What you should do - Begin at the first line of the data and copy each line through the one containing "const legendSymbols = [makeSymbol(false), makeSymbol(true)];", that line included, with no pictures.

Source excerpt -
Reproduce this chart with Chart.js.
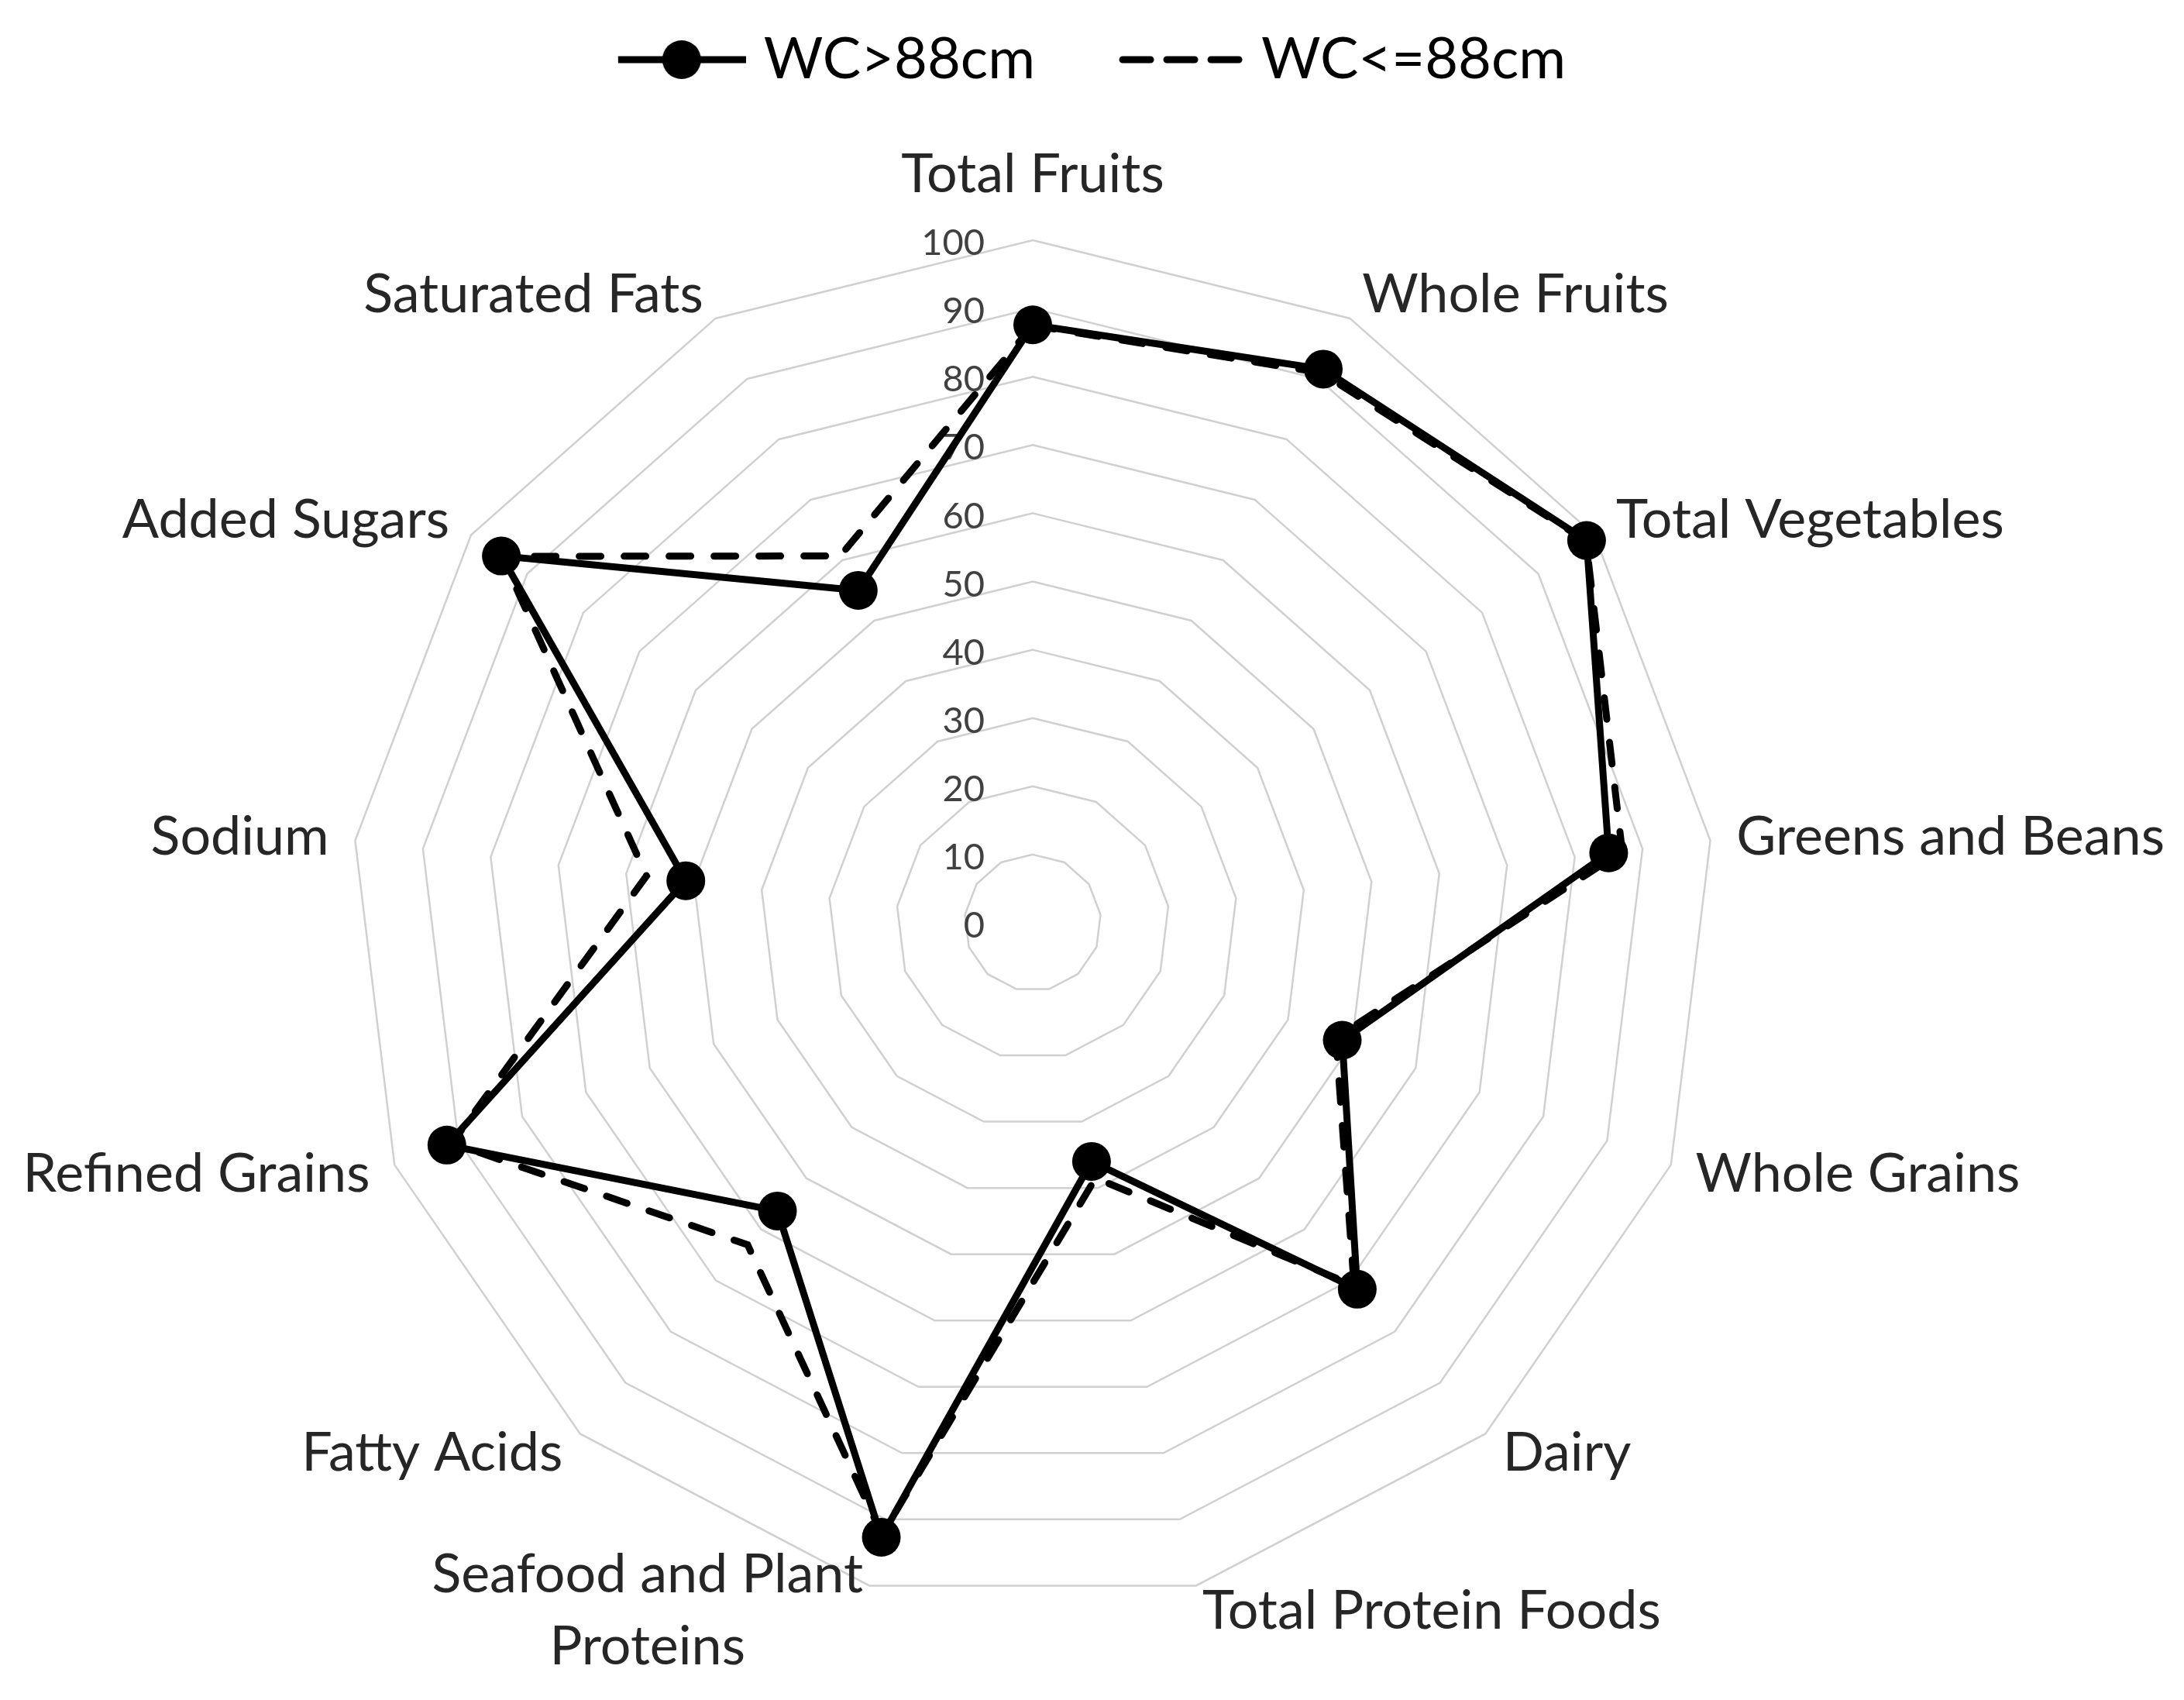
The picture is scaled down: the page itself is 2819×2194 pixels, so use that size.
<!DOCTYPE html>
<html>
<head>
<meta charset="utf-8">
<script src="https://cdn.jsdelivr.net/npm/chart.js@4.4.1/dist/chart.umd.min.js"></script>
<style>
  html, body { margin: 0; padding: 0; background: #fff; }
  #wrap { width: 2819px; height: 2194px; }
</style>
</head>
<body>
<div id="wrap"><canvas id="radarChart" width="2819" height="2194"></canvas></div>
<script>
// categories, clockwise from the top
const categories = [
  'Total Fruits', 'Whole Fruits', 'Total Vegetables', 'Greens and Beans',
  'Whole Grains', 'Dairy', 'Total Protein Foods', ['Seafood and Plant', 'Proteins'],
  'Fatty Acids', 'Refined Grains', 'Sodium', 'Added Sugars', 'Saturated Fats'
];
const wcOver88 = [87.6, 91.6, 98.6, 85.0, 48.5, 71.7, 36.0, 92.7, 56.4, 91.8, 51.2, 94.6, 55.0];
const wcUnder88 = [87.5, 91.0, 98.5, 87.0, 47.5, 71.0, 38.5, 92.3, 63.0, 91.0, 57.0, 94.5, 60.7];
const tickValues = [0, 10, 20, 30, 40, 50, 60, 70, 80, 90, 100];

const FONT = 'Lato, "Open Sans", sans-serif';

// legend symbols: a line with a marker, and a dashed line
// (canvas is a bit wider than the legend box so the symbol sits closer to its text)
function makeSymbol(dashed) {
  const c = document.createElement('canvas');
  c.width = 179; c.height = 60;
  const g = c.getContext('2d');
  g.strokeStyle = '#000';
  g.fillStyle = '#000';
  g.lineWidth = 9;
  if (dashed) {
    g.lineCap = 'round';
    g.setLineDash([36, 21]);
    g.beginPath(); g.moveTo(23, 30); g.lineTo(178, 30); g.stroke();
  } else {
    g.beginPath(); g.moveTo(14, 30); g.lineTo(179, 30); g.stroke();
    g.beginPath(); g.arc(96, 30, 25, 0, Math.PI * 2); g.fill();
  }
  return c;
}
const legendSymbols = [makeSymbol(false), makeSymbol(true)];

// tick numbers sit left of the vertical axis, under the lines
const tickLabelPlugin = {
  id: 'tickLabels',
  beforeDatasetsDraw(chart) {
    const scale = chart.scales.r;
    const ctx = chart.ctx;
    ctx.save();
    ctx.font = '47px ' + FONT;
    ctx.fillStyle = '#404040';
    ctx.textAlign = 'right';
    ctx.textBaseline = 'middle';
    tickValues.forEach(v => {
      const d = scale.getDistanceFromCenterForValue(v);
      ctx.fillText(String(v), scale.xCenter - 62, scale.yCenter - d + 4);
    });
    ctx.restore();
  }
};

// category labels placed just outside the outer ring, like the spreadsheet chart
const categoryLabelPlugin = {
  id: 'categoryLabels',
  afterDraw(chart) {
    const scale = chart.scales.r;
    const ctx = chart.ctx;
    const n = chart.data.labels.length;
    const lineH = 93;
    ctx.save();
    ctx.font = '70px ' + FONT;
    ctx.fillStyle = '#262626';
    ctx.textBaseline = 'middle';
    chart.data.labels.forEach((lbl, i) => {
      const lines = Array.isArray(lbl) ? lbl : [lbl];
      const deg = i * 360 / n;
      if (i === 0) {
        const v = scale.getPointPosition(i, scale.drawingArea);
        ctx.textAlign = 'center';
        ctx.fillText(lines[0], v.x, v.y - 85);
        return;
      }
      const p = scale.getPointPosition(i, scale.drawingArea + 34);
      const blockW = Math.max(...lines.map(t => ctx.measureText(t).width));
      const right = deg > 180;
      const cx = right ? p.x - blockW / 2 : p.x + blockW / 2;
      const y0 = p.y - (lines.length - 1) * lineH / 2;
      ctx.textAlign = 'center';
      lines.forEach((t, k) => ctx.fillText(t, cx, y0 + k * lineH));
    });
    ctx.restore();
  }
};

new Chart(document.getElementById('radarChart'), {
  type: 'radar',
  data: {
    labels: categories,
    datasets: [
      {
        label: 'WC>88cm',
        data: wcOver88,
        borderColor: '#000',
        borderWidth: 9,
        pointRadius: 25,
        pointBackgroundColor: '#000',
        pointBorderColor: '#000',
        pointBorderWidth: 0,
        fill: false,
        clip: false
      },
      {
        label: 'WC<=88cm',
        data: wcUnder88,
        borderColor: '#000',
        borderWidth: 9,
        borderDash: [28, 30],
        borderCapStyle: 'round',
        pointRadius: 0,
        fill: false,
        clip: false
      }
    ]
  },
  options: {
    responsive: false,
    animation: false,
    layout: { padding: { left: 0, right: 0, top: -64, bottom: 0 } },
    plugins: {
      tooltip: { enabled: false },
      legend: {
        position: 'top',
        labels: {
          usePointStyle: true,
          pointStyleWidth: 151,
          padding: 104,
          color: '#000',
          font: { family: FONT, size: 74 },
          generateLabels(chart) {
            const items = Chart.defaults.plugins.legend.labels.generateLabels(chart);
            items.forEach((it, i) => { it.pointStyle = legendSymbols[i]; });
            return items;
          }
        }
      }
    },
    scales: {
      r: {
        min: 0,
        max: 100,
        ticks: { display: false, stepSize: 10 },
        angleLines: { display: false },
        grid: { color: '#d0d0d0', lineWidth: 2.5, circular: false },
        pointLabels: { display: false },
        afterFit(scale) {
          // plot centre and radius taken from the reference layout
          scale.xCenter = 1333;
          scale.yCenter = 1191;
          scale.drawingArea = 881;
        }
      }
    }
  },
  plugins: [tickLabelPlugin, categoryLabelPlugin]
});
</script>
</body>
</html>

Solution to this task -
Reproduce this chart with Chart.js.
The picture is scaled down: the page itself is 2819×2194 pixels, so use that size.
<!DOCTYPE html>
<html>
<head>
<meta charset="utf-8">
<script src="https://cdn.jsdelivr.net/npm/chart.js@4.4.1/dist/chart.umd.min.js"></script>
<style>
  html, body { margin: 0; padding: 0; background: #fff; }
  #wrap { width: 2819px; height: 2194px; }
</style>
</head>
<body>
<div id="wrap"><canvas id="radarChart" width="2819" height="2194"></canvas></div>
<script>
// categories, clockwise from the top
const categories = [
  'Total Fruits', 'Whole Fruits', 'Total Vegetables', 'Greens and Beans',
  'Whole Grains', 'Dairy', 'Total Protein Foods', ['Seafood and Plant', 'Proteins'],
  'Fatty Acids', 'Refined Grains', 'Sodium', 'Added Sugars', 'Saturated Fats'
];
const wcOver88 = [87.6, 91.6, 98.6, 85.0, 48.5, 71.7, 36.0, 92.7, 56.4, 91.8, 51.2, 94.6, 55.0];
const wcUnder88 = [87.5, 91.0, 98.5, 87.0, 47.5, 71.0, 38.5, 92.3, 63.0, 91.0, 57.0, 94.5, 60.7];
const tickValues = [0, 10, 20, 30, 40, 50, 60, 70, 80, 90, 100];

const FONT = 'Lato, "Open Sans", sans-serif';

// legend symbols: a line with a marker, and a dashed line
// (canvas is a bit wider than the legend box so the symbol sits closer to its text)
function makeSymbol(dashed) {
  const c = document.createElement('canvas');
  c.width = 179; c.height = 60;
  const g = c.getContext('2d');
  g.strokeStyle = '#000';
  g.fillStyle = '#000';
  g.lineWidth = 9;
  if (dashed) {
    g.lineCap = 'round';
    g.setLineDash([36, 21]);
    g.beginPath(); g.moveTo(23, 30); g.lineTo(178, 30); g.stroke();
  } else {
    g.beginPath(); g.moveTo(14, 30); g.lineTo(179, 30); g.stroke();
    g.beginPath(); g.arc(96, 30, 25, 0, Math.PI * 2); g.fill();
  }
  return c;
}
const legendSymbols = [makeSymbol(false), makeSymbol(true)];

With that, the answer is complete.